Yellow is the Colour of Sunshine

Brendan Murray
Tutti Frutti
York Theatre Royal

Connor Bryson (Yoshi), Phoebe Stapleton (Hani) and Holly Irving (Sky) Credit: Brian Slater

Leading children’s theatre company tutti frutti is not afraid of exploring big issues in their shows. In their poignant production of Snow Queen last year, they explored bereavement and grief through the eyes of a young boy. In their latest show, Yellow is the Colour of Sunshine, they explore the idea of emotional literacy—how we recognise and understand our feelings.

This might sound rather heavy for a 45-minute play aimed at children aged 3–11, but Brendan Murray’s script manages to handle the material in a delicate and thoughtful way.

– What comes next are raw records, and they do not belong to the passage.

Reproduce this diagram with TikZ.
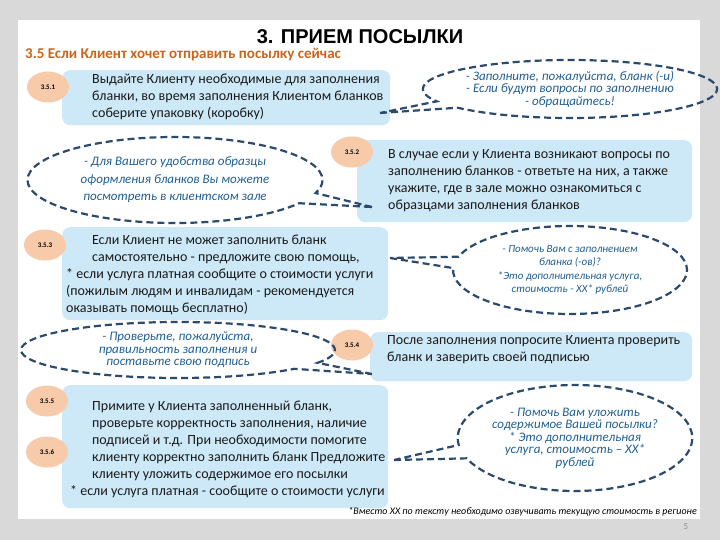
\documentclass[tikz,border=0pt]{standalone}
\usepackage{fontspec}
\setmainfont{Carlito}
\newfontfamily\titlefont{Liberation Sans}
\usetikzlibrary{shapes.geometric,shapes.callouts}
\definecolor{fond}{HTML}{D9D9D9}
\definecolor{bleu}{HTML}{CDE9F8}
\definecolor{peche}{HTML}{F7CBAA}
\definecolor{tiret}{HTML}{2C4A6C}
\definecolor{ecrit}{HTML}{1F5F92}
\definecolor{titreor}{HTML}{C8661E}

\begin{document}
\begin{tikzpicture}[x=1pt,y=-1pt,
  boite/.style={fill=bleu,rounded corners=8pt,inner sep=0pt,anchor=north west},
  num/.style={ellipse,fill=peche,minimum width=42pt,minimum height=31pt,inner sep=0pt,
    font=\fontsize{7}{8}\selectfont\bfseries},
  texte/.style={anchor=west,align=left,inner sep=0pt,text=black!90,
    font=\fontsize{14}{17}\selectfont},
  bulle/.style={ellipse callout,draw=tiret,line width=2.2pt,dash pattern=on 7pt off 4pt,
    inner sep=0pt,align=center,text=ecrit,font=\fontsize{13}{12.5}\selectfont\itshape}]

  % fond de la diapositive
\fill[fond] (0,0) rectangle (720,540);
\fill[white] (18,20) rectangle (700,519);
\useasboundingbox (0,0) rectangle (720,540);

  % titres
\node[font=\titlefont\fontsize{20}{22}\selectfont\bfseries] (titre) at (360,37) {3. ПРИЕМ ПОСЫЛКИ};
\node[anchor=west,inner sep=0pt,text=titreor,font=\fontsize{15}{16}\selectfont\bfseries] (soustitre) at (25,55)
  {3.5 Если Клиент хочет отправить посылку сейчас};

  % rectangles
\node[boite,minimum width=328pt,minimum height=55pt] (b1) at (62,70) {};
\node[boite,minimum width=335pt,minimum height=82pt] (b2) at (357,140) {};
\node[boite,minimum width=326pt,minimum height=93pt] (b3) at (62,227) {};
\node[boite,minimum width=322pt,minimum height=49pt] (b4) at (370,332) {};
\node[boite,minimum width=326pt,minimum height=123pt] (b5) at (62,385) {};

  % numeros
\node[num] (n1) at (48,87) {3.5.1};
\node[num] (n2) at (352,152) {3.5.2};
\node[num] (n3) at (45,245) {3.5.3};
\node[num] (n4) at (352,345) {3.5.4};
\node[num] (n5) at (47,401) {3.5.5};
\node[num] (n6) at (47,452) {3.5.6};

  % textes
\node[texte] (t1) at (92,97) {Выдайте Клиенту необходимые для заполнения\\
  бланки, во время заполнения Клиентом бланков\\
  соберите упаковку (коробку)};
\node[texte] (t2) at (388,180.5) {В случае если у Клиента возникают вопросы по\\
  заполнению бланков - ответьте на них, а также\\
  укажите, где в зале можно ознакомиться с\\
  образцами заполнения бланков};
\node[texte] (t3) at (66,275) {\hspace*{26pt}Если Клиент не может заполнить бланк\\
  \hspace*{26pt}самостоятельно - предложите свою помощь,\\
  * если услуга платная сообщите о стоимости услуги\\
  (пожилым людям и инвалидам - рекомендуется\\
  оказывать помощь бесплатно)};
\node[texte] (t4) at (387,349.5) {После заполнения попросите Клиента проверить\\
  бланк и заверить своей подписью};
\node[texte] (t5) at (70,449.5) {\hspace*{22pt}Примите у Клиента заполненный бланк,\\
  \hspace*{22pt}проверьте корректность заполнения, наличие\\
  \hspace*{22pt}подписей и т.д. При необходимости помогите\\
  \hspace*{22pt}клиенту корректно заполнить бланк Предложите\\
  \hspace*{22pt}клиенту уложить содержимое его посылки\\
  * если услуга платная - сообщите о стоимости услуги};

  % bulles
\coordinate (p1) at (380,113);
\coordinate (p2) at (372,207);
\coordinate (p3) at (390,258);
\coordinate (p4) at (372,374);
\coordinate (p5) at (394,460);

\node[bulle,minimum width=240pt,minimum height=58pt,callout absolute pointer={(p1)}] (c1) at (570,89)
  {- Заполните, пожалуйста, бланк (-и)\\- Если будут вопросы по заполнению\\- обращайтесь!};
\node[bulle,minimum width=295pt,minimum height=86pt,callout absolute pointer={(p2)},
  font=\fontsize{13}{17.5}\selectfont\itshape] (c2) at (175,180)
  {- Для Вашего удобства образцы\\оформления бланков Вы можете\\посмотреть в клиентском зале};
\node[bulle,minimum width=234pt,minimum height=88pt,callout absolute pointer={(p3)},
  font=\fontsize{11}{13.5}\selectfont\itshape] (c3) at (570,270)
  {- Помочь Вам с заполнением\\бланка (-ов)?\\*Это дополнительная услуга,\\стоимость - XX* рублей};
\node[bulle,minimum width=314pt,minimum height=56pt,callout absolute pointer={(p4)}] (c4) at (178,350)
  {- Проверьте, пожалуйста,\\правильность заполнения и\\поставьте свою подпись};
\node[bulle,minimum width=230pt,minimum height=106pt,callout absolute pointer={(p5)}] (c5) at (575,438)
  {- Помочь Вам уложить\\содержимое Вашей посылки?\\* Это дополнительная\\услуга, стоимость – XX*\\рублей};

  % notes
\node[anchor=east,inner sep=0pt,font=\fontsize{10}{11}\selectfont\itshape] (note) at (697,512)
  {*Вместо XX по тексту необходимо озвучивать текущую стоимость в регионе};
\node[text=black!45,font=\fontsize{9}{10}\selectfont] (page) at (686,527) {5};
\end{tikzpicture}
\end{document}
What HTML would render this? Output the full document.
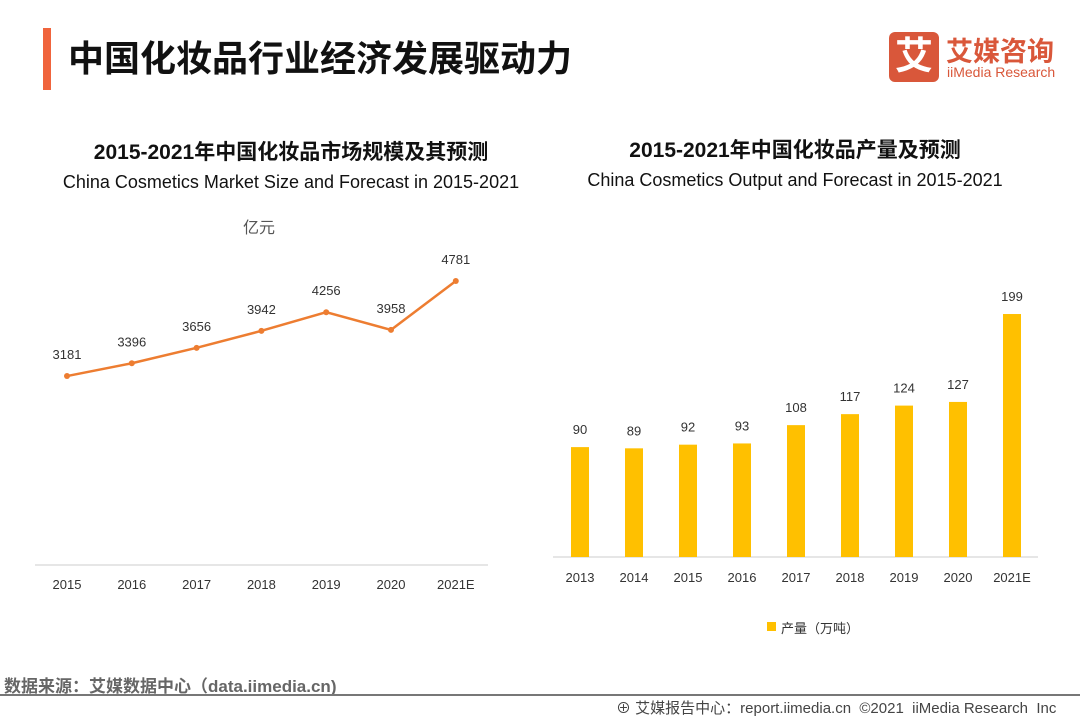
<!DOCTYPE html>
<html><head><meta charset="utf-8">
<style>
body{margin:0;width:1080px;height:720px;background:#fff;font-family:"Liberation Sans","Noto Sans CJK SC",sans-serif;position:relative;overflow:hidden}
.a{position:absolute;white-space:nowrap}
</style></head><body>
<div class="a" style="left:43px;top:28px;width:8px;height:62px;background:#f0643c"></div>
<div class="a" style="left:68px;top:30px;font-size:36px;font-weight:bold;color:#111">中国化妆品行业经济发展驱动力</div>
<div class="a" style="left:889px;top:32px;width:50px;height:50px;background:#d9573a;border-radius:6px;color:#fff;font-size:38px;font-weight:bold;text-align:center;line-height:50px">艾</div>
<div class="a" style="left:946px;top:30px;font-size:27px;font-weight:bold;color:#d9573a">艾媒咨询</div>
<div class="a" style="left:947px;top:64px;font-size:14px;color:#d9573a">iiMedia Research</div>

<div class="a" style="left:0;width:582px;text-align:center;top:136px;font-size:21px;font-weight:bold;color:#111">2015-2021年中国化妆品市场规模及其预测</div>
<div class="a" style="left:0;width:582px;text-align:center;top:172px;font-size:18px;color:#111">China Cosmetics Market Size and Forecast in 2015-2021</div>
<div class="a" style="left:243px;top:214px;font-size:16px;color:#555">亿元</div>
<div class="a" style="left:500px;width:590px;text-align:center;top:134px;font-size:21px;font-weight:bold;color:#111">2015-2021年中国化妆品产量及预测</div>
<div class="a" style="left:500px;width:590px;text-align:center;top:170px;font-size:18px;color:#111">China Cosmetics Output and Forecast in 2015-2021</div>

<svg class="a" style="left:0;top:0" width="1080" height="720" id="svg"></svg>

<div class="a" style="left:767px;top:622px;width:9px;height:9px;background:#ffc000"></div>
<div class="a" style="left:781px;top:618px;font-size:13px;color:#333">产量（万吨）</div>

<div class="a" style="left:4px;top:672px;font-size:17px;font-weight:bold;color:#666">数据来源：艾媒数据中心（data.iimedia.cn)</div>
<div class="a" style="left:0;top:694px;width:1080px;height:2px;background:#777"></div>
<div class="a" style="left:616px;top:697px;font-size:15px;color:#444">⊕ 艾媒报告中心：report.iimedia.cn&nbsp;&nbsp;©2021&nbsp;&nbsp;iiMedia Research&nbsp;&nbsp;Inc</div>

<script>
const lineYears=["2015","2016","2017","2018","2019","2020","2021E"];
const marketSize=[3181,3396,3656,3942,4256,3958,4781];
const barYears=["2013","2014","2015","2016","2017","2018","2019","2020","2021E"];
const output=[90,89,92,93,108,117,124,127,199];
const svg=document.getElementById('svg');
const NS='http://www.w3.org/2000/svg';
function mk(t,a,txt){const e=document.createElementNS(NS,t);for(const k in a)e.setAttribute(k,a[k]);if(txt!==undefined)e.textContent=txt;svg.appendChild(e);return e;}
const lx=i=>67+i*64.8, ly=v=>565-v*0.0594;
let ax=mk('line',{x1:35,x2:488,y1:565,y2:565,stroke:'#ccc'});

let pts=marketSize.map((v,i)=>lx(i)+','+ly(v)).join(' ');
let pl=mk('polyline',{points:pts,fill:'none',stroke:'#ed7d31','stroke-width':2.5});

marketSize.forEach((v,i)=>{
 let c=mk('circle',{cx:lx(i),cy:ly(v),r:3,fill:'#ed7d31'});
 
 let t=mk('text',{x:lx(i),y:ly(v)-17,'text-anchor':'middle','font-size':13,fill:'#333'},v);
 
 let x=mk('text',{x:lx(i),y:589,'text-anchor':'middle','font-size':13,fill:'#333'},lineYears[i]);
 
});
const bx=i=>580+i*54, by=v=>557-v*1.221;
let ax2=mk('line',{x1:553,x2:1038,y1:557,y2:557,stroke:'#ccc'});

output.forEach((v,i)=>{
 let r=mk('rect',{x:bx(i)-9,y:by(v),width:18,height:557-by(v),fill:'#ffc000'});
 
 let t=mk('text',{x:bx(i),y:by(v)-13,'text-anchor':'middle','font-size':13,fill:'#333'},v);
 
 let x=mk('text',{x:bx(i),y:582,'text-anchor':'middle','font-size':13,fill:'#333'},barYears[i]);
 
});
</script>
</body></html>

Yellow is the Colour of Sunshine tells a story of young friendship. At the beginning of the play, Hani (Phoebe Stapleton) feels lonely and blue because she doesn’t have a friend to play with. When Yoshi (Connor Bryson) suddenly appears, the two youngsters become instant friends, but they eventually fall out over a kite (Holly Irving, who also plays the sky and a passing magpie). Fortunately, they are reconciled when they learn to appreciate each other’s emotional boundaries.

Overall, the show does a good job of making emotional literacy—a tricky and nuanced subject—palatable to a young audience. The show is capably performed by its three leads, who dance energetically across Kate Bunce’s multi-coloured set (a tactile playground of geometric shapes).

There is very little narrative incident in the show, and I could sense the young audience’s attention wandering at times. However, tutti frutti are known for the visual imagination of their shows, and there are several moments (scraps of paper turning into butterflies, for example) that are genuinely enchanting.

I was particularly impressed by the way Yellow is the Colour of Sunshine integrates sign language with speech and dance to create a piece that works for both deaf and hearing audiences.